The piece “Forgotten Horizon,” painted in 1936, is an example of Dali’s unique approach to oil painting. In this work, he used wood paneling as his canvas and applied a white primer. After this, he painted the background of the ocean, sky and sand. After applying the background, the figures were added. He purposely added the shadowed detail to the left figure’s face to accentuate its dream-like presence. In the middle of the painting is a solemn figure walking towards a wrecked ship. This technique was used to portray the middle figure as being a crucial part of the environment, while the dancing figures on the left were painted to give the impression that it was simply a part of the viewer’s imagination.
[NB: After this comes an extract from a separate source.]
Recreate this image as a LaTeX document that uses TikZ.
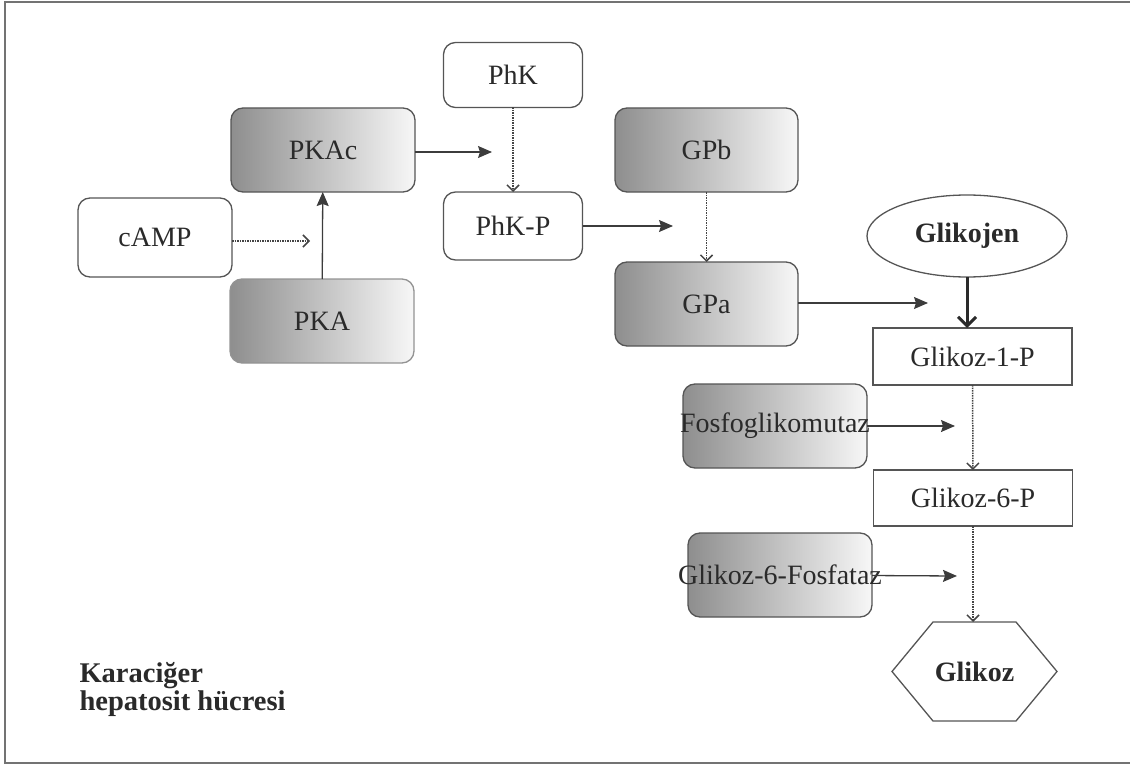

Dali often used the tempera technique when painting. Tempera painting is done with various minerals, egg yolks and water. In his 1922 cover for the “Fires i Festes de La Santa Creu,” Dali approached tempera painting by combining it with pointillism. He would later refer to this work as a part of his individual Impressionist period. Not uncommon with Dali’s tempera paintings, this work was originally done on cardboard.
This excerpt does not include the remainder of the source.